The most significant problem for Moores is that his captain is in the worst form of his Test career, averaging just 25.04 since the start of last summer's Ashes with no centuries. This has heaped huge pressure on Cook, not helped by his prickly reaction to criticism from Shane Warne before this Test. In this context, plotting the way forward for his England team becomes inevitably more fraught a process.
The bright side for Moores—in addition to the steely grit and determination showed by the middle and lower order that will be required in spades against India—is the progress made by the team's newcomers.
Most obviously in the wake of England's fifth day near-miracle, the announcement of Moeen as a Test batsman of great temperament and no little talent was significant, and while he has some way to go before doubters will believe England's premier spinner can be found in the batting ranks, he bowled his best spell yet to take crucial top order wickets on day three that England failed to capitalise on.
Assured centuries also came from the bats of Gary Ballance in the second innings at Lord's and Sam Robson at Headingley, and while Bell showed signs of reverting to his pre-2013 Ashes type with a pair of classy first innings 50s without kicking on, his obvious class remains.
In the bowling department, Chris Jordan did well at Lord's and made contributions with the bat and in the slips where his safe (though not flawless) catching is a welcome addition following the departures in recent years of Paul Collingwood, Strauss, and Graeme Swann.
Sri Lanka deserved the Win but in Robson,Ballance,Root,Ali and Jordan England's future looks very very handy....— Michael Vaughan (@MichaelVaughan) June 24, 2014
Liam Plunkett demonstrated his value on his home ground with 5-64 in the first innings. He bowled with enough accuracy and menace to suggest he could be the enforcer that England have been looking for ever since Stuart Broad abandoned that plan in favour of good old fashioned wicket-taking line and length.
Plunkett's brainless dismissal in the final over of day four batting as nightwatchman, however, reflected poorly on his character and typified England's dreadful batting as much as Moeen personified the fight apparent on Day 5.
In some respects, missing out on the draw England came so close to securing may help them to more honestly assess and address the problems that are clearly apparent.
Pride is well and good, but the huge disparity between the performances with the ball on Day 5 at Lord's and Day 4 at Headingley should not be allowed to happen, and the spirit demonstrated on the final day just makes the spineless performance on Day 4 that much harder to take.
The individual performances have generally not been that bad, with all bar Alastair Cook able to point to one display across the two-match series as evidence of what they are capable of.
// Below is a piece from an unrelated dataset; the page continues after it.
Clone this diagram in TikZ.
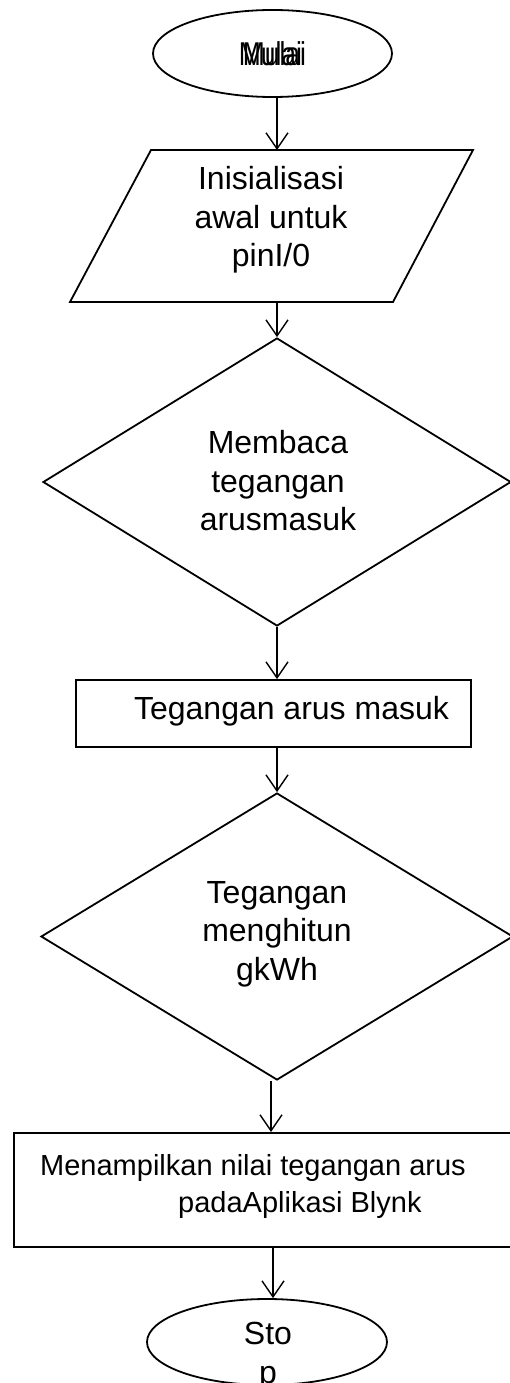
\documentclass[tikz,border=0pt]{standalone}
\usepackage{fontspec}
\setmainfont{Liberation Sans}
\usetikzlibrary{shapes.geometric,arrows.meta}
\tikzset{
  shapeline/.style={draw=black, line width=1.8pt},
  term/.style={shapeline, ellipse, inner sep=0pt},
  procbox/.style={shapeline, rectangle, inner sep=0pt},
  decide/.style={shapeline, diamond, inner sep=0pt},
  txt/.style={font=\fontsize{32}{38.5}\selectfont, align=center, inner sep=0pt},
  arr/.style={line width=1.4pt, -{Straight Barb[length=16pt,width=22pt,line width=1.4pt]}},
}
\begin{document}
\begin{tikzpicture}[x=1pt,y=-1pt]
\useasboundingbox (0,0) rectangle (510,1383);
\clip (0,0) rectangle (510,1383);
% start terminal
\node[term, minimum width=239pt, minimum height=87pt] (mulai) at (272.5,53.5) {};
\node[font=\fontsize{33}{38}\selectfont, inner sep=0pt] (mulaitxt) at (mulai.center)
  {\scalebox{0.8}[1]{\rlap{Mulai}\hspace*{5pt}Mulai}};
% parallelogram
\coordinate (ptl) at (151,150);
\coordinate (ptr) at (473,150);
\coordinate (pbr) at (393,302);
\coordinate (pbl) at (70,302);
\coordinate (ptop) at (277,150);
\coordinate (pbot) at (277,302);
\draw[shapeline, line join=miter] (ptl) -- (ptr) -- (pbr) -- (pbl) -- cycle;
\node[txt] (init) at (271,220) {Inisialisasi\\awal untuk\\pinI/0};
% decision 1
\node[decide, minimum width=468pt, minimum height=288pt] (baca) at (277,482) {};
\node[txt] (bacatxt) at (278,481) {Membaca\\tegangan\\arusmasuk};
% process 1
\node[procbox, minimum width=395pt, minimum height=67pt] (tegangan) at (273.5,713.5) {};
\node[txt] (tegtxt) at (291.5,711) {Tegangan arus masuk};
% decision 2
\node[decide, minimum width=472pt, minimum height=287pt] (hitung) at (277,936.5) {};
\node[txt] (hitungtxt) at (277,934) {Tegangan\\menghitun\\gkWh};
% process 2
\node[procbox, minimum width=505pt, minimum height=114pt, anchor=north west] (tampil) at (13,1132) {};
\node[txt, font=\fontsize{29}{37}\selectfont, align=left, anchor=north west] (tampiltxt) at (40,1154)
  {Menampilkan nilai tegangan arus\\\hspace*{138pt}padaAplikasi Blynk};
% stop terminal
\node[term, minimum width=240pt, minimum height=86pt] (stop) at (267,1342) {};
\node[txt, anchor=north] (stoptxt) at (268,1322) {Sto\\p};
% connectors
\draw[arr] (mulai.south -| ptop) -- (ptop);
\draw[arr] (pbot) -- (baca.north);
\draw[arr] (baca.south) -- (baca.south |- tegangan.north);
\draw[arr] (tegangan.south -| hitung.north) -- (hitung.north);
\draw[arr] ([xshift=-6pt]hitung.south) -- ([xshift=-6pt]hitung.south |- tampil.north);
\draw[arr] (tampil.south -| 273,0) -- (stop.north -| 273,0);
\end{tikzpicture}
\end{document}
But the team look rudderless and are not functioning as a unit, and this is ultimately where Peter Moores can make a difference.
If Moores can harness the talent that is so clearly there and get the players performing more consistently and backing each other up rather than looking to one star performer per innings with bat or ball, as has too often been the case lately, better performances may lie in store.
On top of this, if Alastair Cook can regain the form everyone knows he is capable of and lead from the front, in the way Angelo Mathews did so majestically at Headingley, the summer might not be all doom and gloom for England.